Я дождалась, когда мама уйдет. Я по-прежнему держала Эльфи за шею. Она брыкалась и рычала, как зверь. Я сказала, что покончу с собой, если она не выйдет к столу. Она перестала рычать и нахмурилась, глядя на меня так, словно мы были актрисами и выступали на сцене, а я перепутала реплики и испортила все представление.

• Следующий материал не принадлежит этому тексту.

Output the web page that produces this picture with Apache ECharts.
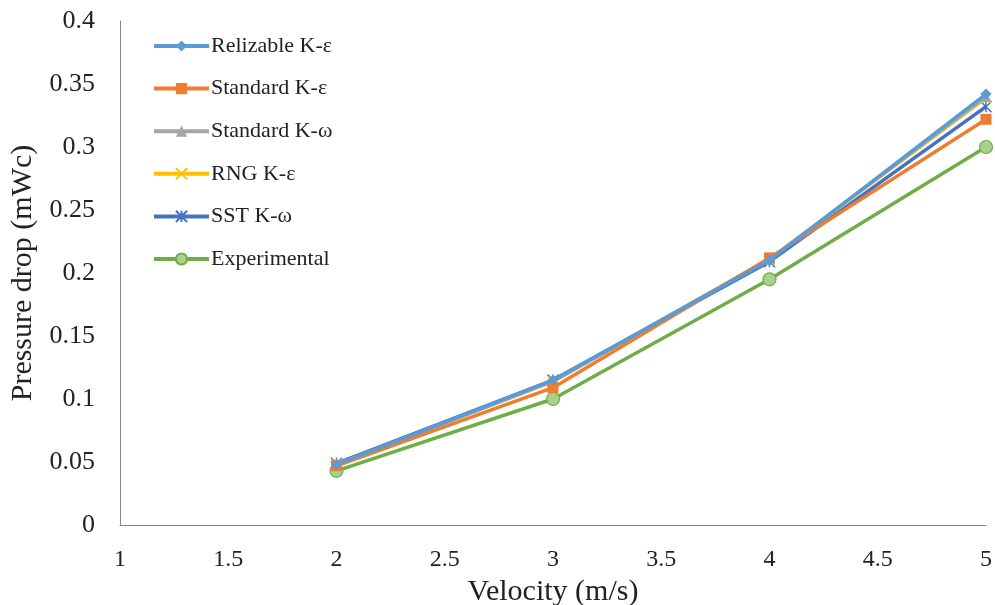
<!DOCTYPE html>
<html><head><meta charset="utf-8">
<script src="https://cdn.jsdelivr.net/npm/echarts@6/dist/echarts.min.js"></script>
<style>html,body{margin:0;padding:0;background:#fff}#c{width:995px;height:605px}</style>
</head><body><div id="c"></div>
<script>
const velocity = [2, 3, 4, 5];
const seriesNames = ['Relizable K-ε', 'Standard K-ε', 'Standard K-ω', 'RNG K-ε', 'SST K-ω', 'Experimental'];
const relizable = [0.048, 0.115, 0.210, 0.342];
const standardKe = [0.047, 0.109, 0.212, 0.322];
const standardKw = [0.048, 0.114, 0.211, 0.340];
const rngKe = [0.048, 0.114, 0.211, 0.339];
const sstKw = [0.049, 0.115, 0.209, 0.332];
const experimental = [0.043, 0.100, 0.195, 0.300];
const xTicks = [1, 1.5, 2, 2.5, 3, 3.5, 4, 4.5, 5];
const yTicks = [0, 0.05, 0.1, 0.15, 0.2, 0.25, 0.3, 0.35, 0.4];

const colors = ['#5B9BD5', '#ED7D31', '#A5A5A5', '#FFC000', '#4472C4', '#70AD47'];
const values = [relizable, standardKe, standardKw, rngKe, sstKw, experimental];
const symbols = ['diamond', 'rect', 'triangle', 'path://M0,0L10,10M10,0L0,10', 'path://M0,0L10,10M10,0L0,10M5,0L5,10', 'circle'];
const sizes = [11, 11, 11, 10, 11, 13];

const series = seriesNames.map((name, i) => {
  const strokeOnly = i === 3 || i === 4;
  return {
    name, type: 'line',
    data: velocity.map((v, j) => [v, values[i][j]]),
    symbol: symbols[i], symbolSize: sizes[i],
    lineStyle: { color: colors[i], width: 3.5 },
    itemStyle: strokeOnly ? { color: 'rgba(0,0,0,0)', borderColor: colors[i], borderWidth: 1.5 }
      : (i === 5 ? { color: '#A9D18E', borderColor: '#70AD47', borderWidth: 1.2 } : { color: colors[i] }),
    z: 10 - i
  };
});

const chart = echarts.init(document.getElementById('c'), null, { renderer: 'canvas' });
chart.setOption({
  animation: false,
  backgroundColor: '#fff',
  grid: { left: 120, right: 9, top: 21, bottom: 80, containLabel: false, outerBoundsMode: 'none' },
  legend: {
    orient: 'vertical', left: 147, top: 30,
    itemWidth: 55, itemHeight: 14, itemGap: 20.6,
    lineStyle: { width: 4 },
    textStyle: { fontFamily: 'Liberation Serif', fontSize: 22, color: '#222', padding: [0, 0, 0, -3] },
    data: seriesNames
  },
  xAxis: {
    type: 'value', min: xTicks[0], max: xTicks[xTicks.length - 1], interval: 0.5,
    name: 'Velocity (m/s)', nameLocation: 'middle', nameGap: 46,
    nameTextStyle: { fontFamily: 'Liberation Serif', fontSize: 30, color: '#222' },
    axisLine: { lineStyle: { color: '#888', width: 1 } },
    axisTick: { show: false },
    splitLine: { show: false },
    axisLabel: { fontFamily: 'Liberation Serif', fontSize: 24, color: '#222', margin: 23 }
  },
  yAxis: {
    type: 'value', min: yTicks[0], max: yTicks[yTicks.length - 1], interval: 0.05,
    name: 'Pressure drop (mWc)', nameLocation: 'middle', nameGap: 80,
    nameTextStyle: { fontFamily: 'Liberation Serif', fontSize: 30, color: '#222' },
    axisLine: { show: true, lineStyle: { color: '#888', width: 1 } },
    axisTick: { show: false },
    splitLine: { show: false },
    axisLabel: { fontFamily: 'Liberation Serif', fontSize: 26, color: '#222', margin: 25 }
  },
  series
});
</script></body></html>
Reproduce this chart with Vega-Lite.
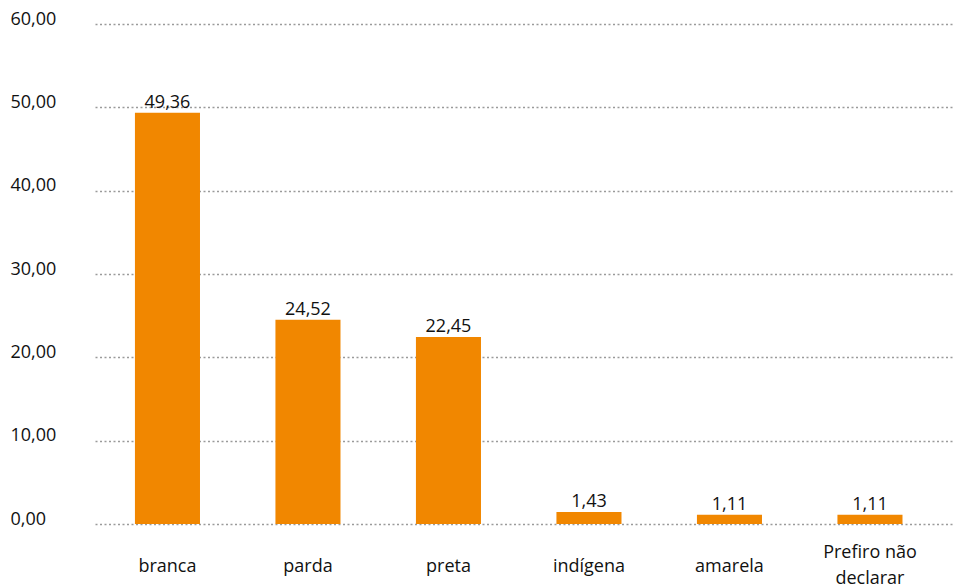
{
  "$schema": "https://vega.github.io/schema/vega-lite/v6.json",
  "width": 860,
  "height": 500,
  "autosize": "none",
  "padding": {"left": 95, "top": 24, "right": 0, "bottom": 61},
  "background": "white",
  "config": {
    "view": {"stroke": null},
    "font": "Open Sans",
    "locale": {"number": {"decimal": ",", "thousands": ".", "grouping": [3], "currency": ["R$", ""]}}
  },
  "data": {
    "values": [
      {"cor": "branca", "valor": 49.36},
      {"cor": "parda", "valor": 24.52},
      {"cor": "preta", "valor": 22.45},
      {"cor": "indígena", "valor": 1.43},
      {"cor": "amarela", "valor": 1.11},
      {"cor": "Prefiro não declarar", "valor": 1.11}
    ]
  },
  "encoding": {
    "x": {
      "field": "cor",
      "type": "nominal",
      "sort": null,
      "scale": {"paddingInner": 0.537, "paddingOuter": 0.329, "align": 0.432},
      "axis": {
        "title": null,
        "labelAngle": 0,
        "ticks": false,
        "domain": false,
        "labelFontSize": 18,
        "labelColor": "#111",
        "labelBaseline": "middle",
        "labelPadding": {"condition": {"test": "datum.value == 'Prefiro não declarar'", "value": 28}, "value": 42},
        "labelLineHeight": 26,
        "labelExpr": "datum.value == 'Prefiro não declarar' ? ['Prefiro não', 'declarar'] : datum.value"
      }
    },
    "y": {
      "field": "valor",
      "type": "quantitative",
      "scale": {"domain": [0, 60], "nice": false},
      "axis": {
        "title": null,
        "values": [0, 10, 20, 30, 40, 50, 60],
        "format": ".2f",
        "domain": false,
        "ticks": false,
        "labelAlign": "left",
        "labelBaseline": "alphabetic",
        "labelPadding": 85,
        "labelFontSize": 18,
        "labelColor": "#111",
        "gridColor": "#9a9a9a",
        "gridDash": [2, 2.5],
        "gridWidth": 1.5
      }
    }
  },
  "layer": [
    {"mark": {"type": "bar", "color": "#F18700"}},
    {
      "mark": {"type": "text", "baseline": "alphabetic", "dy": -5, "fontSize": 18, "color": "#111"},
      "encoding": {"text": {"field": "valor", "type": "quantitative", "format": ".2f"}}
    }
  ]
}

Однажды у папы родился план продавать сервировочные салфетки в придорожные рестораны. Он сам придумал дизайн, собрал материал, нарисовал все картинки и заказал печать нескольких тысяч таких салфеток. Это были просветительские салфетки с интересными фактами об истории Канады, которые посетители ресторанов изучали бы за обедом, поглощая не только денверские сэндвичи, но и полезные знания. Факты были представлены в виде коротеньких комиксов, с веселыми шутками и загадками. Предполагалось, что они понравятся и детям, и взрослым. Занимательный элемент очень важен, и все же эти салфетки предназначались не для развлечения, а для просвещения невежественных и безразличных, по мнению папы, сограждан. Что может быть интереснее истории родной страны? – вопрошал он. Ему было больно смотреть, как его соотечественники-канадцы проезжают, не снижая скорости, мимо исторических памятников, не знают законов страны, проваливают тесты на гражданство и путают слова национального гимна на хоккейных матчах. А ведь у нас богатейшая история, говорил он.